## INFORMATION SUPPLIED
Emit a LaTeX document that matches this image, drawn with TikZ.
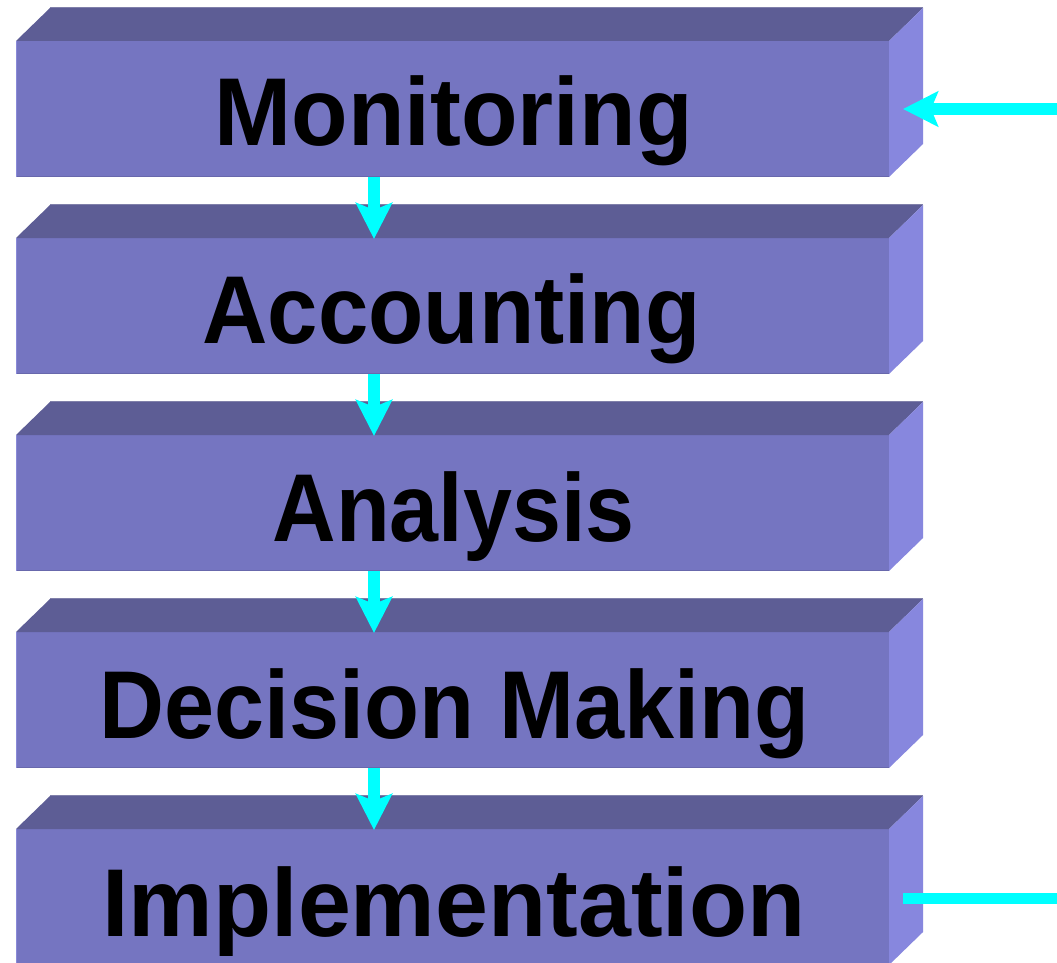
\documentclass[tikz,border=0pt]{standalone}
\usepackage{fontspec}
\usepackage{graphicx}
\usetikzlibrary{arrows.meta}

\newfontfamily\labelfont{Liberation Sans}

\definecolor{frontface}{RGB}{117,117,193}
\definecolor{topface}{RGB}{93,93,149}
\definecolor{sideface}{RGB}{135,135,222}
\definecolor{frontedge}{RGB}{138,138,216}
\definecolor{bottomedge}{RGB}{104,104,172}
\definecolor{topedge}{RGB}{128,128,170}
\definecolor{flowcyan}{RGB}{0,255,255}

% set a label and stretch it horizontally to a given width (in pt)
\newsavebox\lblbox
\newcommand\widelabel[2]{%
  \sbox\lblbox{#2}%
  \pgfmathsetmacro\lblratio{#1/\the\wd\lblbox}%
  \scalebox{\lblratio}[1]{\usebox\lblbox}}
\newcommand\stagefont{\labelfont\fontsize{96.4pt}{100pt}\selectfont\bfseries}

\tikzset{
  stagebox/.style={rectangle, minimum width=873pt, minimum height=136pt,
    inner sep=0pt, outer sep=0pt, fill=frontface},
  stagetext/.style={anchor=base, inner sep=0pt, outer sep=0pt, text=black},
  flow/.style={draw=flowcyan, line width=12pt,
    -{Stealth[length=36pt, width=36pt, inset=7pt]}},
  feed/.style={draw=flowcyan, line width=11pt},
}

% a 3D block: front node plus top and right faces
\newcommand\block[2]{%
  \node[stagebox] (#1) at (452.5,#2) {};
  \fill[topface] (#1.north west) -- ++(34,-33) -- ([shift={(34,-33)}]#1.north east)
    -- (#1.north east) -- cycle;
  \draw[topedge, line width=1.2pt] ([shift={(34,-33.5)}]#1.north west)
    -- ([shift={(34,-33.5)}]#1.north east);
  \fill[sideface] (#1.north east) -- ++(34,-33) -- ++(0,136) -- (#1.south east) -- cycle;
  \draw[bottomedge, line width=1.5pt] ([yshift=0.75pt]#1.south west) -- ([yshift=0.75pt]#1.south east);
  \draw[frontedge, line width=1.2pt] ([xshift=0.6pt]#1.north west) -- ([xshift=0.6pt]#1.south west);
}

\begin{document}
\begin{tikzpicture}[x=1pt, y=-1pt]
  \useasboundingbox[fill=white] (0,0) rectangle (1057,963);

  \block{b1}{109}
  \block{b2}{306}
  \block{b3}{503}
  \block{b4}{700}
  \block{b5}{897}

  \node[stagetext] (t1) at (453.5,146) {\widelabel{478}{\stagefont Monitoring}};
  \node[stagetext] (t2) at (451.5,343) {\widelabel{498}{\stagefont Accounting}};
  \node[stagetext] (t3) at (453.5,541) {\widelabel{362}{\stagefont Analysis}};
  \node[stagetext] (t4) at (454.5,738) {\widelabel{710}{\stagefont Decision Making}};
  \node[stagetext] (t5) at (454,936) {\widelabel{703}{\stagefont Implementation}};

  % downward flow between stages
  \draw[flow] ([xshift=-78.5pt]b1.south) -- ([xshift=-78.5pt,yshift=-1pt]b2.north);
  \draw[flow] ([xshift=-78.5pt]b2.south) -- ([xshift=-78.5pt,yshift=-1pt]b3.north);
  \draw[flow] ([xshift=-78.5pt]b3.south) -- ([xshift=-78.5pt,yshift=-1pt]b4.north);
  \draw[flow] ([xshift=-78.5pt]b4.south) -- ([xshift=-78.5pt,yshift=-1pt]b5.north);

  % feedback input and output on the right
  \coordinate (fin) at (1060,109);
  \coordinate (fout) at (1060,898.5);
  \draw[flow, -{Stealth[length=35pt, width=35pt, inset=7pt]}] (fin) -- ([xshift=14pt]b1.east);
  \draw[feed] ([xshift=14pt,yshift=-1.5pt]b5.east) -- (fout);
\end{tikzpicture}
\end{document}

## WHAT YOU ARE ASKED TO DO
The listing above must be printed again exactly, minus its pictures.

## RESPONSE TO THIS TASK
Emit a LaTeX document that matches this image, drawn with TikZ.
\documentclass[tikz,border=0pt]{standalone}
\usepackage{fontspec}
\usepackage{graphicx}
\usetikzlibrary{arrows.meta}

\newfontfamily\labelfont{Liberation Sans}

\definecolor{frontface}{RGB}{117,117,193}
\definecolor{topface}{RGB}{93,93,149}
\definecolor{sideface}{RGB}{135,135,222}
\definecolor{frontedge}{RGB}{138,138,216}
\definecolor{bottomedge}{RGB}{104,104,172}
\definecolor{topedge}{RGB}{128,128,170}
\definecolor{flowcyan}{RGB}{0,255,255}

% set a label and stretch it horizontally to a given width (in pt)
\newsavebox\lblbox
\newcommand\widelabel[2]{%
  \sbox\lblbox{#2}%
  \pgfmathsetmacro\lblratio{#1/\the\wd\lblbox}%
  \scalebox{\lblratio}[1]{\usebox\lblbox}}
\newcommand\stagefont{\labelfont\fontsize{96.4pt}{100pt}\selectfont\bfseries}

\tikzset{
  stagebox/.style={rectangle, minimum width=873pt, minimum height=136pt,
    inner sep=0pt, outer sep=0pt, fill=frontface},
  stagetext/.style={anchor=base, inner sep=0pt, outer sep=0pt, text=black},
  flow/.style={draw=flowcyan, line width=12pt,
    -{Stealth[length=36pt, width=36pt, inset=7pt]}},
  feed/.style={draw=flowcyan, line width=11pt},
}

% a 3D block: front node plus top and right faces
\newcommand\block[2]{%
  \node[stagebox] (#1) at (452.5,#2) {};
  \fill[topface] (#1.north west) -- ++(34,-33) -- ([shift={(34,-33)}]#1.north east)
    -- (#1.north east) -- cycle;
  \draw[topedge, line width=1.2pt] ([shift={(34,-33.5)}]#1.north west)
    -- ([shift={(34,-33.5)}]#1.north east);
  \fill[sideface] (#1.north east) -- ++(34,-33) -- ++(0,136) -- (#1.south east) -- cycle;
  \draw[bottomedge, line width=1.5pt] ([yshift=0.75pt]#1.south west) -- ([yshift=0.75pt]#1.south east);
  \draw[frontedge, line width=1.2pt] ([xshift=0.6pt]#1.north west) -- ([xshift=0.6pt]#1.south west);
}

\begin{document}
\begin{tikzpicture}[x=1pt, y=-1pt]
  \useasboundingbox[fill=white] (0,0) rectangle (1057,963);

  \block{b1}{109}
  \block{b2}{306}
  \block{b3}{503}
  \block{b4}{700}
  \block{b5}{897}

  \node[stagetext] (t1) at (453.5,146) {\widelabel{478}{\stagefont Monitoring}};
  \node[stagetext] (t2) at (451.5,343) {\widelabel{498}{\stagefont Accounting}};
  \node[stagetext] (t3) at (453.5,541) {\widelabel{362}{\stagefont Analysis}};
  \node[stagetext] (t4) at (454.5,738) {\widelabel{710}{\stagefont Decision Making}};
  \node[stagetext] (t5) at (454,936) {\widelabel{703}{\stagefont Implementation}};

  % downward flow between stages
  \draw[flow] ([xshift=-78.5pt]b1.south) -- ([xshift=-78.5pt,yshift=-1pt]b2.north);
  \draw[flow] ([xshift=-78.5pt]b2.south) -- ([xshift=-78.5pt,yshift=-1pt]b3.north);
  \draw[flow] ([xshift=-78.5pt]b3.south) -- ([xshift=-78.5pt,yshift=-1pt]b4.north);
  \draw[flow] ([xshift=-78.5pt]b4.south) -- ([xshift=-78.5pt,yshift=-1pt]b5.north);

  % feedback input and output on the right
  \coordinate (fin) at (1060,109);
  \coordinate (fout) at (1060,898.5);
  \draw[flow, -{Stealth[length=35pt, width=35pt, inset=7pt]}] (fin) -- ([xshift=14pt]b1.east);
  \draw[feed] ([xshift=14pt,yshift=-1.5pt]b5.east) -- (fout);
\end{tikzpicture}
\end{document}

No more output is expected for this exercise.